- _SET EXERCISE_: Reproduce the listing below without any change.
================
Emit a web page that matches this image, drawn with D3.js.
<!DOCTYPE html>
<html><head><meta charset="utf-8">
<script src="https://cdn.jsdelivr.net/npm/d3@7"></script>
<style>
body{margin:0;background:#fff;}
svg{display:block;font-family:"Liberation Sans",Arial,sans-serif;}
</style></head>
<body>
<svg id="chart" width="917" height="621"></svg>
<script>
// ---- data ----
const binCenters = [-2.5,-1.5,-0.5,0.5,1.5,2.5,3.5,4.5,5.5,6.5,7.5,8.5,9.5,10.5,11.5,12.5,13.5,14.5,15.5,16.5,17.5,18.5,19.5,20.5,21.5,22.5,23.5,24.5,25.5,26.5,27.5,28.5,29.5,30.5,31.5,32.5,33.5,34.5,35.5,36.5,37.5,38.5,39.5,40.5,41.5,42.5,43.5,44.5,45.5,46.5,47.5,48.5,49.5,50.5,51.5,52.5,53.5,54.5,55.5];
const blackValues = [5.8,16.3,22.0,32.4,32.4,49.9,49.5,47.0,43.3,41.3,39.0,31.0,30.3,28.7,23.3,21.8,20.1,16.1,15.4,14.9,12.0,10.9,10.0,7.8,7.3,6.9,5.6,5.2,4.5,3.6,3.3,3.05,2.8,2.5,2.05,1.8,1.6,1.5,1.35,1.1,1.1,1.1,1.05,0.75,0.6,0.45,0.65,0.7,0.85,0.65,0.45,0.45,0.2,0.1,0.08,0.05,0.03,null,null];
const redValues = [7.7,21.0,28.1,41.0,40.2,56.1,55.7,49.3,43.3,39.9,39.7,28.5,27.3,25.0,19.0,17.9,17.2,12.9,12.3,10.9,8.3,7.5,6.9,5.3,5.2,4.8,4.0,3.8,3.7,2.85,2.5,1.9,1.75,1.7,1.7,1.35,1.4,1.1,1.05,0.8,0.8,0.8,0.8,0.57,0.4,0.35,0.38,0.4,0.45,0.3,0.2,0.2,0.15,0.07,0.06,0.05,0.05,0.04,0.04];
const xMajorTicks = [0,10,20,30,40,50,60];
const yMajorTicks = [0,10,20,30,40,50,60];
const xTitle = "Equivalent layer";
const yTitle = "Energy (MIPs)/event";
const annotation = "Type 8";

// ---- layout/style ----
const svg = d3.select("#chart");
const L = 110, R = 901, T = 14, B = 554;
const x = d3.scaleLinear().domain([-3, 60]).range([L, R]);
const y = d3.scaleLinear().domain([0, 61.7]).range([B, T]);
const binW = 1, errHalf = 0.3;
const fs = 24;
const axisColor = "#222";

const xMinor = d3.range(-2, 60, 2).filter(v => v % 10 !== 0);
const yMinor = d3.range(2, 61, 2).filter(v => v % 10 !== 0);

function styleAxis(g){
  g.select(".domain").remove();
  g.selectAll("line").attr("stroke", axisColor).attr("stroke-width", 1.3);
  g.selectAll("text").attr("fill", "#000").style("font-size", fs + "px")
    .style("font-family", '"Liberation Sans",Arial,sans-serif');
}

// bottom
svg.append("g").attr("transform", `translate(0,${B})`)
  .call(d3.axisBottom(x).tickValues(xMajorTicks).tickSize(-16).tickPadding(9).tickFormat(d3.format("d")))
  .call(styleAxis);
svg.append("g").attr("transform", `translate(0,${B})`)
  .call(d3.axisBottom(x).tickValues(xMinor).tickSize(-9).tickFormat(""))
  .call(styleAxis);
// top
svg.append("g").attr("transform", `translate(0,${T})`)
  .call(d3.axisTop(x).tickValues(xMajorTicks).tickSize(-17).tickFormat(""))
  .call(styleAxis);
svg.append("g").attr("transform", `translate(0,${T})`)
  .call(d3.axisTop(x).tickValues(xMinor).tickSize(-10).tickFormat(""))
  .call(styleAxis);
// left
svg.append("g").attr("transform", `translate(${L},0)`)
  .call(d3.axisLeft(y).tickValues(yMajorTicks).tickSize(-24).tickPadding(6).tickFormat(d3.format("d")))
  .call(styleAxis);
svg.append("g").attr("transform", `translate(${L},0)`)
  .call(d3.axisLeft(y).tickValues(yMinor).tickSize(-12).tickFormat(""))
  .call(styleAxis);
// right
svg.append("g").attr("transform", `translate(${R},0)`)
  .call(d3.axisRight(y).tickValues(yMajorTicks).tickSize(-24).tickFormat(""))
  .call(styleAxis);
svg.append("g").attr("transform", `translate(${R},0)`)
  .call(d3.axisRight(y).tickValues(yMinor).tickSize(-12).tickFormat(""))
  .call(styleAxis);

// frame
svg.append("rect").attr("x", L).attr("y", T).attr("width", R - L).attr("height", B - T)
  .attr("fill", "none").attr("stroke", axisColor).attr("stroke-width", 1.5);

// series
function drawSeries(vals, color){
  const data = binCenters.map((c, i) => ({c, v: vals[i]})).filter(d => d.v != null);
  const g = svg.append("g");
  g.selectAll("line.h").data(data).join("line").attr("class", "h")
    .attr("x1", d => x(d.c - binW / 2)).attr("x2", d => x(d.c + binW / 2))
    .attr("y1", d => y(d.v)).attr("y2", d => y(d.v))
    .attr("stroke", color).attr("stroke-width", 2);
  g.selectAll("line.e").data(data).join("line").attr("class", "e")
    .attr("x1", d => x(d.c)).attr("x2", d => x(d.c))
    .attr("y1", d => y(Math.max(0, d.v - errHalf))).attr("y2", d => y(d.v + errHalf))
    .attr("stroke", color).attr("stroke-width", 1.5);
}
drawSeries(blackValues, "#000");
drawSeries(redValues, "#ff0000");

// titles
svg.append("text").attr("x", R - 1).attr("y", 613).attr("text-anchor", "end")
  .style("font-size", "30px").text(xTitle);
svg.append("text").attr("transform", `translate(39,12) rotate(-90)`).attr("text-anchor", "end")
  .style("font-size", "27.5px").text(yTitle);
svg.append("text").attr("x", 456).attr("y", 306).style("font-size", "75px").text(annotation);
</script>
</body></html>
================
- _THE ANSWER_:
Emit a web page that matches this image, drawn with D3.js.
<!DOCTYPE html>
<html><head><meta charset="utf-8">
<script src="https://cdn.jsdelivr.net/npm/d3@7"></script>
<style>
body{margin:0;background:#fff;}
svg{display:block;font-family:"Liberation Sans",Arial,sans-serif;}
</style></head>
<body>
<svg id="chart" width="917" height="621"></svg>
<script>
// ---- data ----
const binCenters = [-2.5,-1.5,-0.5,0.5,1.5,2.5,3.5,4.5,5.5,6.5,7.5,8.5,9.5,10.5,11.5,12.5,13.5,14.5,15.5,16.5,17.5,18.5,19.5,20.5,21.5,22.5,23.5,24.5,25.5,26.5,27.5,28.5,29.5,30.5,31.5,32.5,33.5,34.5,35.5,36.5,37.5,38.5,39.5,40.5,41.5,42.5,43.5,44.5,45.5,46.5,47.5,48.5,49.5,50.5,51.5,52.5,53.5,54.5,55.5];
const blackValues = [5.8,16.3,22.0,32.4,32.4,49.9,49.5,47.0,43.3,41.3,39.0,31.0,30.3,28.7,23.3,21.8,20.1,16.1,15.4,14.9,12.0,10.9,10.0,7.8,7.3,6.9,5.6,5.2,4.5,3.6,3.3,3.05,2.8,2.5,2.05,1.8,1.6,1.5,1.35,1.1,1.1,1.1,1.05,0.75,0.6,0.45,0.65,0.7,0.85,0.65,0.45,0.45,0.2,0.1,0.08,0.05,0.03,null,null];
const redValues = [7.7,21.0,28.1,41.0,40.2,56.1,55.7,49.3,43.3,39.9,39.7,28.5,27.3,25.0,19.0,17.9,17.2,12.9,12.3,10.9,8.3,7.5,6.9,5.3,5.2,4.8,4.0,3.8,3.7,2.85,2.5,1.9,1.75,1.7,1.7,1.35,1.4,1.1,1.05,0.8,0.8,0.8,0.8,0.57,0.4,0.35,0.38,0.4,0.45,0.3,0.2,0.2,0.15,0.07,0.06,0.05,0.05,0.04,0.04];
const xMajorTicks = [0,10,20,30,40,50,60];
const yMajorTicks = [0,10,20,30,40,50,60];
const xTitle = "Equivalent layer";
const yTitle = "Energy (MIPs)/event";
const annotation = "Type 8";

// ---- layout/style ----
const svg = d3.select("#chart");
const L = 110, R = 901, T = 14, B = 554;
const x = d3.scaleLinear().domain([-3, 60]).range([L, R]);
const y = d3.scaleLinear().domain([0, 61.7]).range([B, T]);
const binW = 1, errHalf = 0.3;
const fs = 24;
const axisColor = "#222";

const xMinor = d3.range(-2, 60, 2).filter(v => v % 10 !== 0);
const yMinor = d3.range(2, 61, 2).filter(v => v % 10 !== 0);

function styleAxis(g){
  g.select(".domain").remove();
  g.selectAll("line").attr("stroke", axisColor).attr("stroke-width", 1.3);
  g.selectAll("text").attr("fill", "#000").style("font-size", fs + "px")
    .style("font-family", '"Liberation Sans",Arial,sans-serif');
}

// bottom
svg.append("g").attr("transform", `translate(0,${B})`)
  .call(d3.axisBottom(x).tickValues(xMajorTicks).tickSize(-16).tickPadding(9).tickFormat(d3.format("d")))
  .call(styleAxis);
svg.append("g").attr("transform", `translate(0,${B})`)
  .call(d3.axisBottom(x).tickValues(xMinor).tickSize(-9).tickFormat(""))
  .call(styleAxis);
// top
svg.append("g").attr("transform", `translate(0,${T})`)
  .call(d3.axisTop(x).tickValues(xMajorTicks).tickSize(-17).tickFormat(""))
  .call(styleAxis);
svg.append("g").attr("transform", `translate(0,${T})`)
  .call(d3.axisTop(x).tickValues(xMinor).tickSize(-10).tickFormat(""))
  .call(styleAxis);
// left
svg.append("g").attr("transform", `translate(${L},0)`)
  .call(d3.axisLeft(y).tickValues(yMajorTicks).tickSize(-24).tickPadding(6).tickFormat(d3.format("d")))
  .call(styleAxis);
svg.append("g").attr("transform", `translate(${L},0)`)
  .call(d3.axisLeft(y).tickValues(yMinor).tickSize(-12).tickFormat(""))
  .call(styleAxis);
// right
svg.append("g").attr("transform", `translate(${R},0)`)
  .call(d3.axisRight(y).tickValues(yMajorTicks).tickSize(-24).tickFormat(""))
  .call(styleAxis);
svg.append("g").attr("transform", `translate(${R},0)`)
  .call(d3.axisRight(y).tickValues(yMinor).tickSize(-12).tickFormat(""))
  .call(styleAxis);

// frame
svg.append("rect").attr("x", L).attr("y", T).attr("width", R - L).attr("height", B - T)
  .attr("fill", "none").attr("stroke", axisColor).attr("stroke-width", 1.5);

// series
function drawSeries(vals, color){
  const data = binCenters.map((c, i) => ({c, v: vals[i]})).filter(d => d.v != null);
  const g = svg.append("g");
  g.selectAll("line.h").data(data).join("line").attr("class", "h")
    .attr("x1", d => x(d.c - binW / 2)).attr("x2", d => x(d.c + binW / 2))
    .attr("y1", d => y(d.v)).attr("y2", d => y(d.v))
    .attr("stroke", color).attr("stroke-width", 2);
  g.selectAll("line.e").data(data).join("line").attr("class", "e")
    .attr("x1", d => x(d.c)).attr("x2", d => x(d.c))
    .attr("y1", d => y(Math.max(0, d.v - errHalf))).attr("y2", d => y(d.v + errHalf))
    .attr("stroke", color).attr("stroke-width", 1.5);
}
drawSeries(blackValues, "#000");
drawSeries(redValues, "#ff0000");

// titles
svg.append("text").attr("x", R - 1).attr("y", 613).attr("text-anchor", "end")
  .style("font-size", "30px").text(xTitle);
svg.append("text").attr("transform", `translate(39,12) rotate(-90)`).attr("text-anchor", "end")
  .style("font-size", "27.5px").text(yTitle);
svg.append("text").attr("x", 456).attr("y", 306).style("font-size", "75px").text(annotation);
</script>
</body></html>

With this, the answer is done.